IV. A Loss? Or a Gain?
This is precisely why I am so particular about the store-bought elements of my diet. My concern does not lie with the apple’s variety or place of origin, but with the chemical fertilisers, pesticides, and herbicides used in its cultivation, and the underlying question of why those who grow it choose not to eat it themselves.
Others sigh at the money I seem to throw away; I worry about the chemicals they scatter. I preach my sermon on avoiding chemical fertilisers and pesticides wherever I go, but it largely falls on deaf ears. In over two years, no one local has been willing to listen, save for an old man named Fan from the neighbouring village. I know I lack the power to resolve systemic issues by changing others’ minds, but I keep trying to address my own small-scale problems within the confines of my own valley.
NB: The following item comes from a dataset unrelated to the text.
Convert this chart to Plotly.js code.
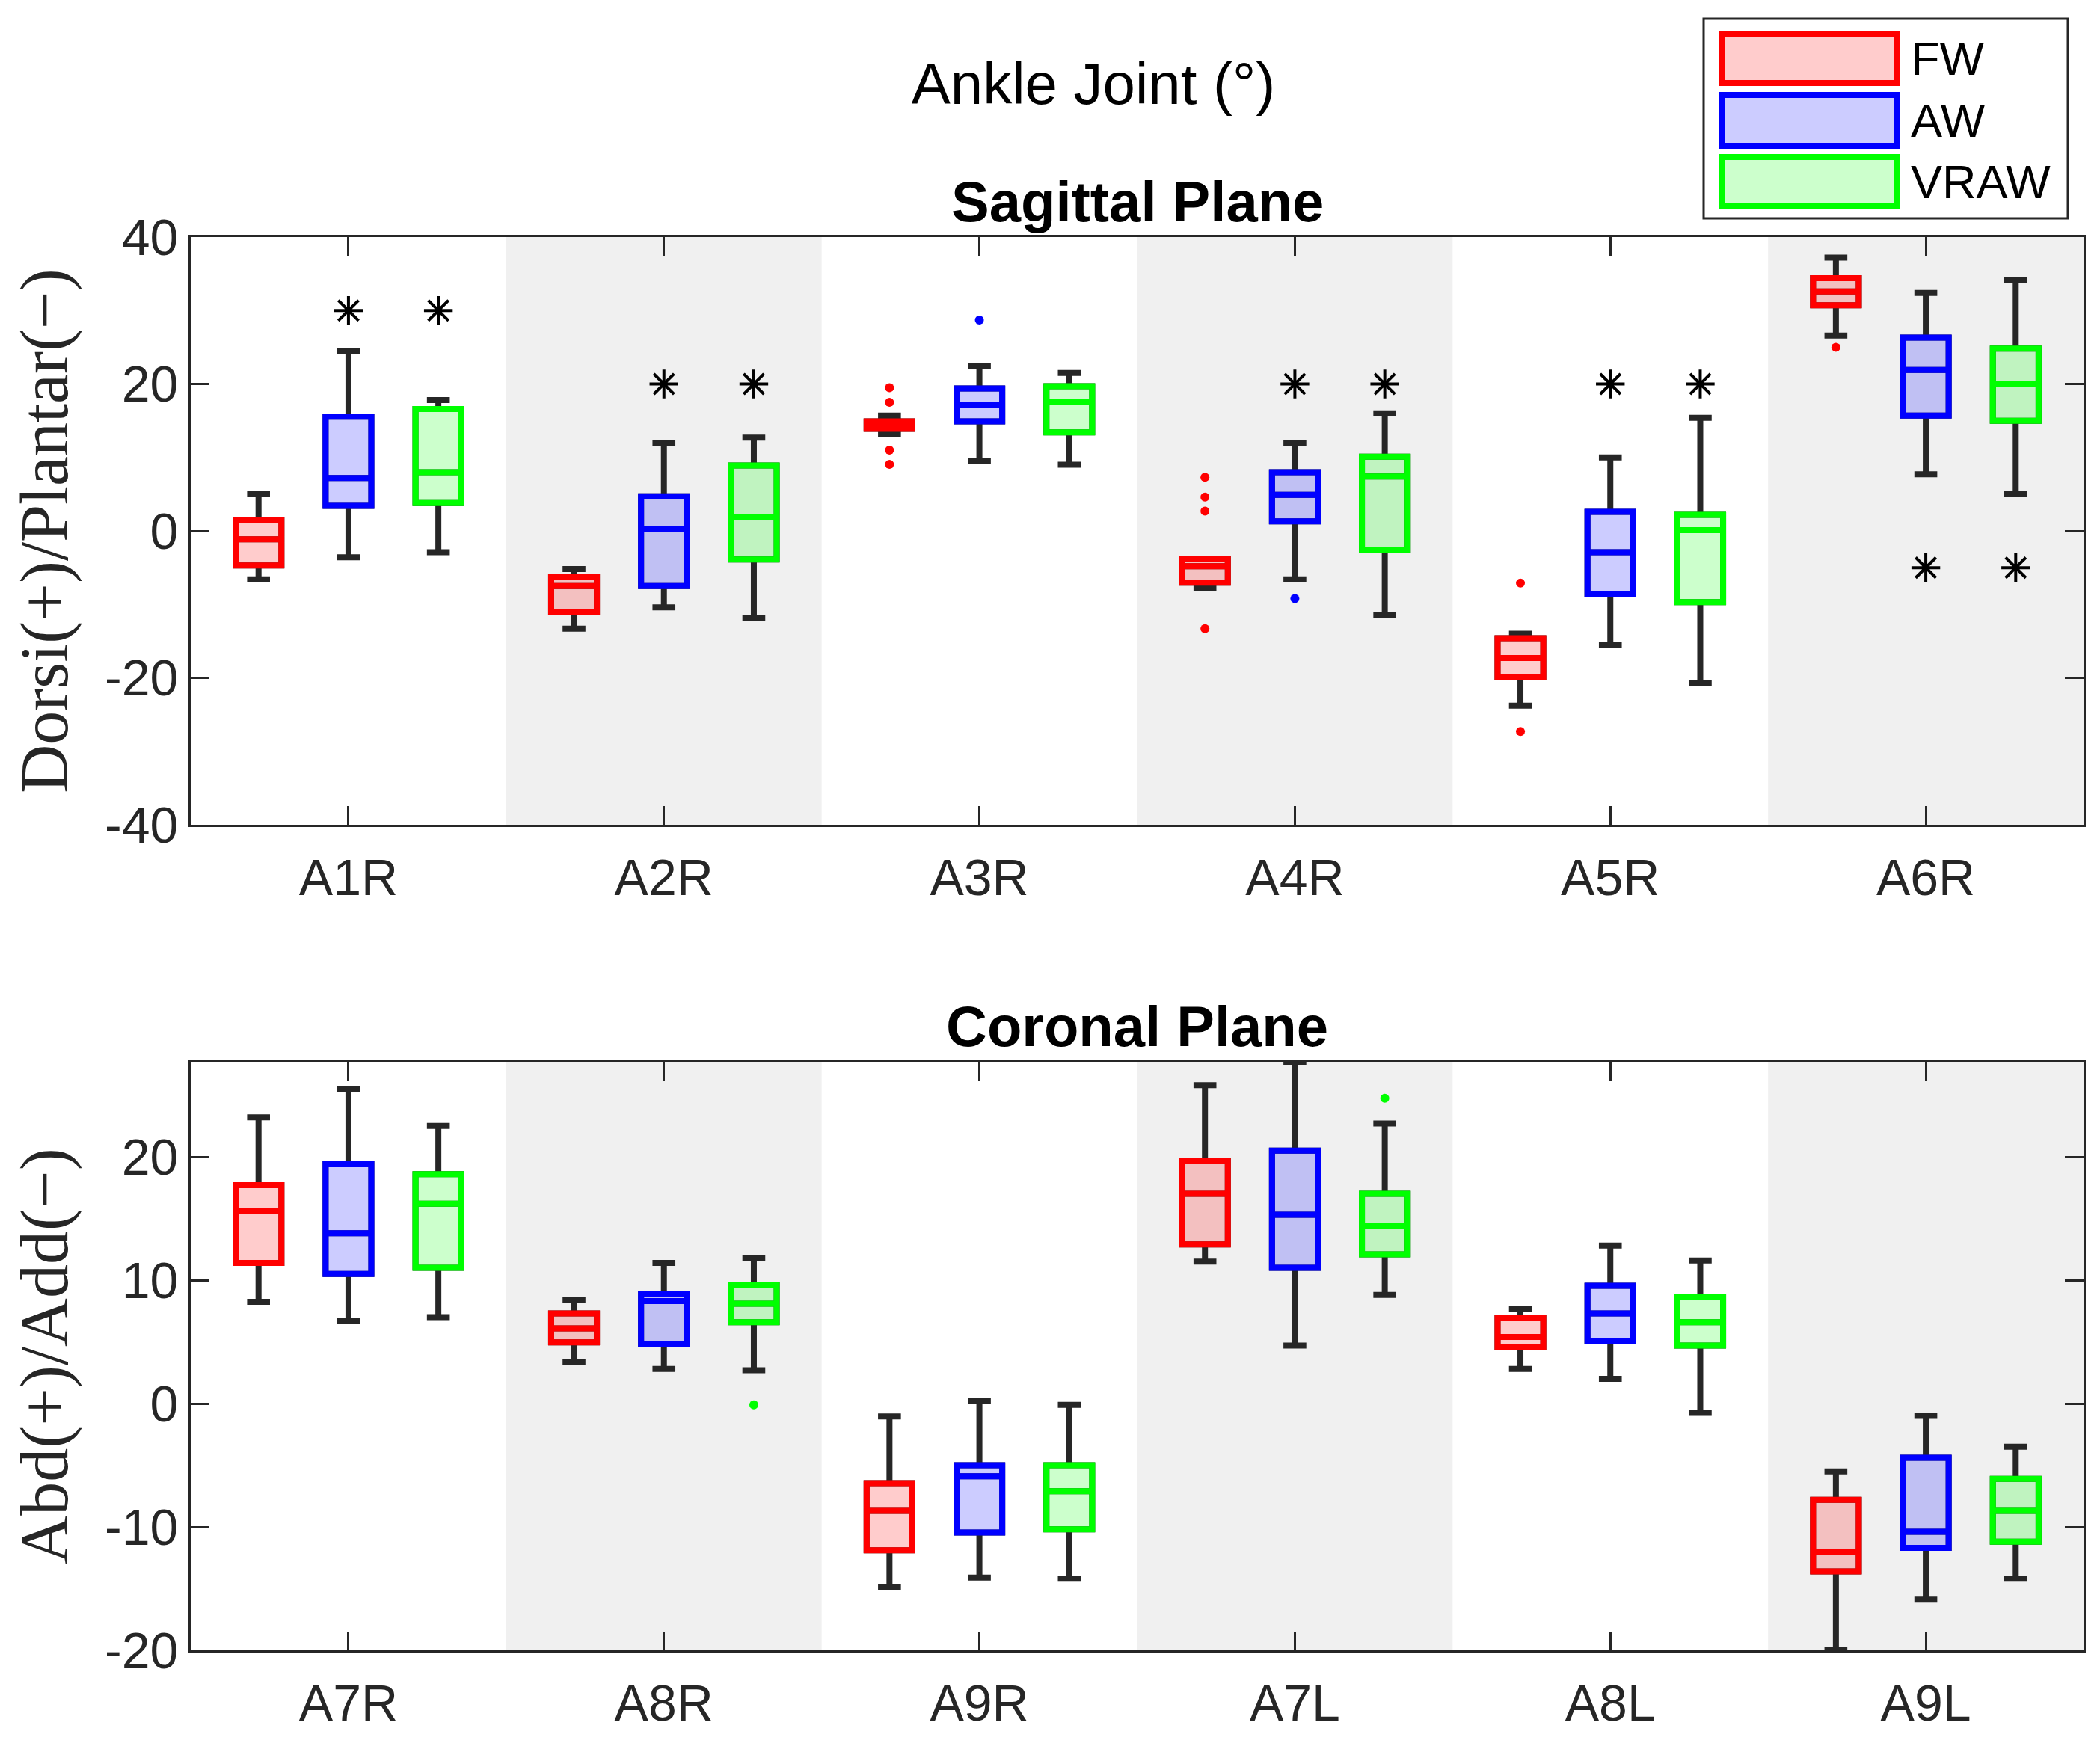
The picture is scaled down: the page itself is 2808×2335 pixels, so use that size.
<!DOCTYPE html>
<html>
<head>
<meta charset="utf-8">
<script src="https://cdn.plot.ly/plotly-3.0.1.min.js"></script>
<style>html,body{margin:0;padding:0;background:#fff;}#chart{width:2808px;height:2335px;}</style>
</head>
<body>
<div id="chart"></div>
<script>
// ---------------- DATA ----------------
const seriesNames = ['FW', 'AW', 'VRAW'];
const catsTop = ['A1R', 'A2R', 'A3R', 'A4R', 'A5R', 'A6R'];
const catsBot = ['A7R', 'A8R', 'A9R', 'A7L', 'A8L', 'A9L'];

// Sagittal plane (top)
const fwTopLo  = [-6.6, -13.3, 13.2, -7.8, -23.8, 26.6];
const fwTopQ1  = [-4.7, -11.1, 13.9, -7.05, -19.9, 30.7];
const fwTopMed = [-1.15, -7.5, 14.4, -4.8, -17.3, 32.6];
const fwTopQ3  = [1.46, -6.3, 14.9, -3.8, -14.6, 34.4];
const fwTopHi  = [5.0, -5.2, 15.7, -3.8, -14.0, 37.2];

const awTopLo  = [-3.6, -10.4, 9.5, -6.6, -15.5, 7.7];
const awTopQ1  = [3.4, -7.5, 14.9, 1.3, -8.6, 15.7];
const awTopMed = [7.2, 0.2, 17.1, 4.9, -2.9, 21.9];
const awTopQ3  = [15.55, 4.7, 19.4, 8.0, 2.6, 26.3];
const awTopHi  = [24.5, 11.9, 22.5, 11.9, 10.0, 32.4];

const vrTopLo  = [-2.9, -11.8, 9.0, -11.5, -20.7, 5.0];
const vrTopQ1  = [3.8, -3.9, 13.4, -2.6, -9.7, 15.0];
const vrTopMed = [8.0, 1.9, 17.6, 7.4, 0.1, 20.0];
const vrTopQ3  = [16.6, 8.9, 19.7, 10.1, 2.2, 24.8];
const vrTopHi  = [17.8, 12.7, 21.5, 16.0, 15.4, 34.1];

// outliers (category number, value)
const fwTopOutCat = [3, 3, 3, 3, 4, 4, 4, 4, 5, 5, 6];
const fwTopOutVal = [19.5, 17.5, 11.0, 9.05, 7.3, 4.6, 2.7, -13.3, -7.1, -27.3, 25.0];
const awTopOutCat = [3, 4];
const awTopOutVal = [28.7, -9.2];

// significance asterisks (category number, value) for AW and VRAW
const starTopCat = [1, 2, 4, 5, 6];
const starTopVal = [30, 20, 20, 20, -5];

// Coronal plane (bottom)
const fwBotLo  = [8.25, 3.4, -14.9, 11.5, 2.8, -20.0];
const fwBotQ1  = [11.4, 4.95, -11.9, 12.9, 4.6, -13.6];
const fwBotMed = [15.6, 6.1, -8.7, 17.0, 5.4, -12.0];
const fwBotQ3  = [17.7, 7.3, -6.45, 19.65, 6.95, -7.8];
const fwBotHi  = [23.2, 8.4, -1.05, 25.8, 7.7, -5.5];

const awBotLo  = [6.7, 2.8, -14.1, 4.7, 2.0, -15.9];
const awBotQ1  = [10.5, 4.8, -10.45, 11.0, 5.07, -11.7];
const awBotMed = [13.8, 8.3, -5.9, 15.3, 7.3, -10.4];
const awBotQ3  = [19.4, 8.85, -5.0, 20.5, 9.55, -4.4];
const awBotHi  = [25.5, 11.4, 0.2, 27.7, 12.8, -1.0];

const vrBotLo  = [7.0, 2.7, -14.2, 8.8, -0.75, -14.2];
const vrBotQ1  = [11.0, 6.6, -10.2, 12.1, 4.7, -11.2];
const vrBotMed = [16.2, 8.1, -7.1, 14.4, 6.6, -8.7];
const vrBotQ3  = [18.6, 9.6, -5.0, 17.0, 8.65, -6.1];
const vrBotHi  = [22.5, 11.8, -0.1, 22.7, 11.6, -3.5];

const vrBotOutCat = [2, 4];
const vrBotOutVal = [-0.1, 24.75];

const yTicksTop = [-40, -20, 0, 20, 40];
const yTickTextTop = ['-40', '-20', '0', '20', '40'];
const yTicksBot = [-20, -10, 0, 10, 20];
const yTickTextBot = ['-20', '-10', '0', '10', '20'];

// ---------------- STYLE ----------------
const SANS = 'Liberation Sans, Arial, Helvetica, sans-serif';
const SERIF = 'Liberation Serif, Times New Roman, serif';
const AX = '#262626';
const colors = {FW: '#ff0000', AW: '#0000ff', VRAW: '#00ff00'};
const fills = {FW: 'rgba(255,0,0,0.2)', AW: 'rgba(0,0,255,0.2)', VRAW: 'rgba(0,255,0,0.2)'};
const offsets = {FW: -0.285, AW: 0, VRAW: 0.285};
const BOXW = 0.145;
const LW = 8;

const W = 2808, H = 2335;
const M = {l: 255, r: 22, t: 317, b: 128};
const PW = W - M.l - M.r, PH = H - M.t - M.b;
const topPlotBottom = 1103, botPlotTop = 1420;
const px2x = p => (p - M.l) / PW;
const px2y = p => (H - M.b - p) / PH;

const topDomain = [px2y(topPlotBottom), 1];
const botDomain = [0, px2y(botPlotTop)];

function pos(cats, off) { return cats.map(c => c + off); }
function idx(n) { return Array.from({length: n}, (_, i) => i + 1); }

const blackTraces = [], colorTraces = [], pointTraces = [];
function addBoxes(name, xa, ya, lo, q1, med, q3, hi) {
  const x = pos(idx(q1.length), offsets[name]);
  blackTraces.push({
    type: 'box', xaxis: xa, yaxis: ya, x: x,
    q1: q1, median: med, q3: q3, lowerfence: lo, upperfence: hi,
    width: BOXW, whiskerwidth: 0.5, boxpoints: false,
    line: {color: AX, width: LW}, fillcolor: 'rgba(0,0,0,0)',
    showlegend: false, hoverinfo: 'skip', name: name
  });
  colorTraces.push({
    type: 'box', xaxis: xa, yaxis: ya, x: x,
    q1: q1, median: med, q3: q3, lowerfence: q1, upperfence: q3,
    width: BOXW, whiskerwidth: 0.5, boxpoints: false,
    line: {color: colors[name], width: LW}, fillcolor: fills[name],
    showlegend: false, name: name
  });
}
function addOutliers(name, xa, ya, cats, vals) {
  pointTraces.push({
    type: 'scatter', mode: 'markers', xaxis: xa, yaxis: ya,
    x: pos(cats, offsets[name]), y: vals,
    marker: {color: colors[name], size: 12, line: {width: 0}},
    showlegend: false, hoverinfo: 'skip'
  });
}
function addStars(name, xa, ya, cats, vals) {
  pointTraces.push({
    type: 'scatter', mode: 'markers', xaxis: xa, yaxis: ya,
    x: pos(cats, offsets[name]), y: vals,
    marker: {symbol: 'asterisk-open', color: '#000', size: 32, line: {color: '#000', width: 4}},
    showlegend: false, hoverinfo: 'skip'
  });
}

addBoxes('FW', 'x', 'y', fwTopLo, fwTopQ1, fwTopMed, fwTopQ3, fwTopHi);
addBoxes('AW', 'x', 'y', awTopLo, awTopQ1, awTopMed, awTopQ3, awTopHi);
addBoxes('VRAW', 'x', 'y', vrTopLo, vrTopQ1, vrTopMed, vrTopQ3, vrTopHi);
addBoxes('FW', 'x2', 'y2', fwBotLo, fwBotQ1, fwBotMed, fwBotQ3, fwBotHi);
addBoxes('AW', 'x2', 'y2', awBotLo, awBotQ1, awBotMed, awBotQ3, awBotHi);
addBoxes('VRAW', 'x2', 'y2', vrBotLo, vrBotQ1, vrBotMed, vrBotQ3, vrBotHi);

addOutliers('FW', 'x', 'y', fwTopOutCat, fwTopOutVal);
addOutliers('AW', 'x', 'y', awTopOutCat, awTopOutVal);
addOutliers('VRAW', 'x2', 'y2', vrBotOutCat, vrBotOutVal);
addStars('AW', 'x', 'y', starTopCat, starTopVal);
addStars('VRAW', 'x', 'y', starTopCat, starTopVal);

const data = blackTraces.concat(colorTraces, pointTraces);

// ---------------- LAYOUT ----------------
function xAxis(anchor, cats) {
  return {
    domain: [0, 1], anchor: anchor, range: [0.5, 6.5],
    tickmode: 'array', tickvals: idx(cats.length), ticktext: cats,
    ticks: 'inside', ticklen: 25, tickwidth: 3, tickcolor: AX,
    showline: true, linewidth: 3, linecolor: AX, mirror: 'ticks',
    showgrid: false, zeroline: false, fixedrange: true, ticklabelstandoff: 9,
    tickfont: {family: SANS, size: 68, color: AX}
  };
}
function yAxis(anchor, domain, range, ticks, tickText, title) {
  return {
    domain: domain, anchor: anchor, range: range,
    tickmode: 'array', tickvals: ticks, ticktext: tickText,
    ticks: 'inside', ticklen: 25, tickwidth: 3, tickcolor: AX,
    showline: true, linewidth: 3, linecolor: AX, mirror: 'ticks',
    showgrid: false, zeroline: false, fixedrange: true,
    tickfont: {family: SANS, size: 68, color: AX},
    title: {text: title, font: {family: SERIF, size: 90, color: AX}, standoff: 20}
  };
}

const shapes = [];
[1.5, 3.5, 5.5].forEach(s => {
  ['x', 'x2'].forEach((xa, i) => {
    shapes.push({type: 'rect', xref: xa, yref: (i ? 'y2' : 'y') + ' domain',
      x0: s, x1: s + 1, y0: 0, y1: 1, fillcolor: '#f0f0f0', line: {width: 0}, layer: 'below'});
  });
});

const annotations = [
  {text: '<b>Sagittal Plane</b>', xref: 'paper', yref: 'paper', x: 0.5, y: topDomain[1],
   xanchor: 'center', yanchor: 'bottom', yshift: 3, showarrow: false,
   font: {family: SANS, size: 76, color: '#000'}},
  {text: '<b>Coronal Plane</b>', xref: 'paper', yref: 'paper', x: 0.5, y: botDomain[1],
   xanchor: 'center', yanchor: 'bottom', yshift: 3, showarrow: false,
   font: {family: SANS, size: 76, color: '#000'}}
];
// legend box drawn as shapes + text
shapes.push({type: 'rect', xref: 'paper', yref: 'paper',
  x0: px2x(2278), x1: px2x(2765), y0: px2y(292), y1: px2y(25),
  fillcolor: '#fff', line: {color: AX, width: 3}});
const legRows = [[45, 111], [127, 195], [210, 276]];
seriesNames.forEach((n, i) => {
  const r = legRows[i];
  shapes.push({type: 'rect', xref: 'paper', yref: 'paper',
    x0: px2x(2303), x1: px2x(2536), y0: px2y(r[1]), y1: px2y(r[0]),
    fillcolor: fills[n], line: {color: colors[n], width: LW}});
  annotations.push({text: n, xref: 'paper', yref: 'paper', x: px2x(2553), y: px2y((r[0] + r[1]) / 2),
    xanchor: 'left', yanchor: 'middle', showarrow: false,
    font: {family: SANS, size: 63, color: '#000'}});
});

const layout = {
  width: W, height: H, margin: M,
  paper_bgcolor: '#fff', plot_bgcolor: '#fff',
  showlegend: false, boxmode: 'overlay',
  title: {text: 'Ankle Joint (°)', xref: 'container', yref: 'container',
    x: 1462 / W, y: 1 - 112 / H, xanchor: 'center', yanchor: 'middle',
    font: {family: SANS, size: 78, color: '#000'}},
  xaxis: xAxis('y', catsTop),
  yaxis: yAxis('x', topDomain, [-40, 40], yTicksTop, yTickTextTop, 'Dorsi(+)/Plantar(−)'),
  xaxis2: xAxis('y2', catsBot),
  yaxis2: yAxis('x2', botDomain, [-20, 27.7], yTicksBot, yTickTextBot, 'Abd(+)/Add(−)'),
  shapes: shapes, annotations: annotations
};

Plotly.newPlot('chart', data, layout, {staticPlot: true, displayModeBar: false});
</script>
</body>
</html>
I make choices based on what matters to me, and I accept the costs that come with them.
I am well aware that my refusal to use chemical fertilisers and pesticides invites mockery, and I know the consequences run deeper than mere ridicule. Whether it is my taro stalks or my rat-curd herb, locals consider it a bargain to be able to eat them, and I feel I am reaping a reward too. In the end, those very mouths that laugh at me are casting their vote in my favour.